I would not consider myself to be a Janeite, but I have a deep respect for people who are Janeites. Everybody I meet either is or knows somebody who is in love with this novel. My background is marketing, and I started to do research to find out why so many people liked Jane Austen. One out of a hundred would be good, but I found it was more like one out of two knew the novel. I didn’t realize what an icon Jane Austen was. I read the book in high school and never revisited it. When I decided I was going to do something with the show, I needed to quickly find out who was who in the story, so I rented Bride and Prejudice. I fell in love with it. My mother-in-law is a Janeite and has read the book about 17 times. She has every adaptation. I handed her the script and asked her, “Are we on the right track?” and she said she liked it. I didn’t have enough knowledge to base upon when there were so many people who knew more about it. I asked them, “Tell me what you think,” and they said we captured the essence of Jane Austen’s Pride and Prejudice. There are a trillion adaptation of this beloved novel, but this one was special.
I’m not a Janeite but I’m a woman who understands what it’s like to try to do something outside the box, and I became more obsessed with the Jane Austen character being a writer and trying to make decisions on her own, and having her novel rejected and then deciding to go ahead and work on it again and try again to get it published. If you get to the core of what makes a woman a woman and what makes Jane Austen an icon is that she went against the odds and did something amazing, though nobody was out there being her supporter, she was able to create a masterpiece that still exists today.
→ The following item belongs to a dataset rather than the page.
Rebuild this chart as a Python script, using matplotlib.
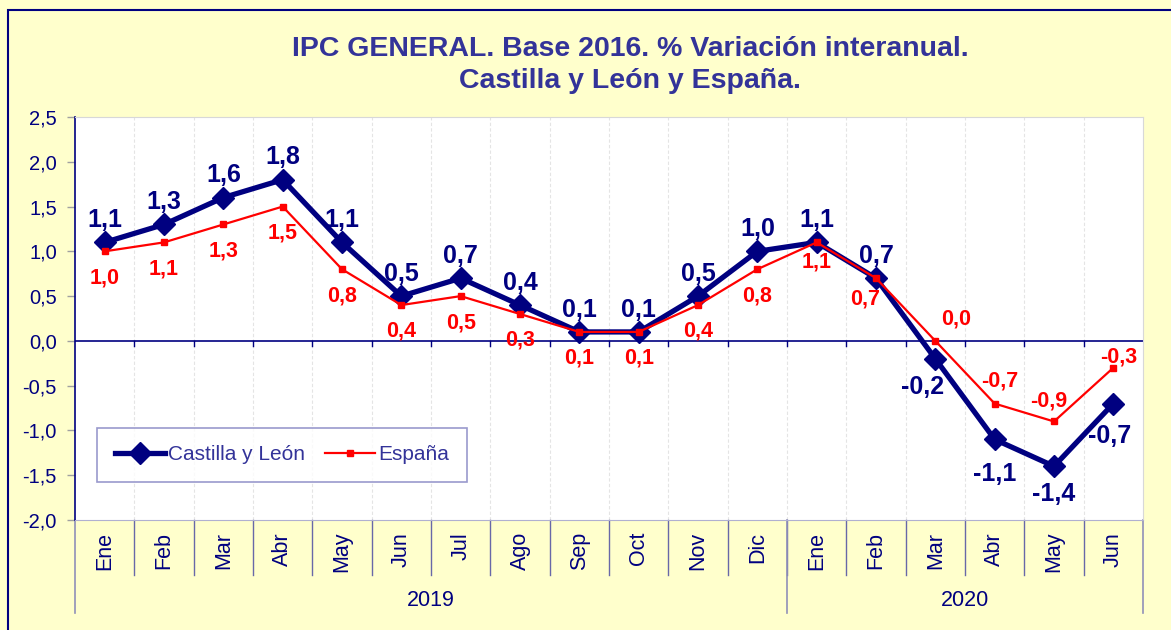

She’s brilliant. The world needs to know that this was not an author who just wrote amazing love stories, this is a woman who was a pioneer, and that’s what inspires me about this play.
Broadway Mouth reviews the original soundtrack of the 1959 Broadway musical adaptation of P&P called First Impressions.
In studying the OBCR, it’s not fully easy to say where the show might have gone wrong. The book is by the talented Abe Burrows, and, according to Filichia, is “a much wittier book than has been alleged, with incisive dialogue and characterizations,” though in Coming Up Roses: The Broadway Musical in the 1950s, historian Ethan Mordden asserts that Burrows attempted to re-write Jane Austen, which was not a wise choice (for the record, since the production rights are licensed by Samuel French, the libretto can easily be purchased online or, I’m sure, from the Drama Book Shop). Whichever the case may be, the cast recording fails to ignite the heart or romance of the story.
Despite these problems, the Broadway Mouth ends the review with:
Still, when another Austen show reaches Broadway, I want the CD.
We can’t help you out with the CD, but there are a few songs available on the Jane Austen’s Pride and Prejudice MySpace page…and a little bird has told us that the Bennets might be treading the boards as soon as next year! (And the writers, Lindsay Warren Baker and Amanda Jacobs, will be at the JASNA AGM in Chicago this October, where they will talk about the process of putting the play together, perhaps with some scenes and songs included.)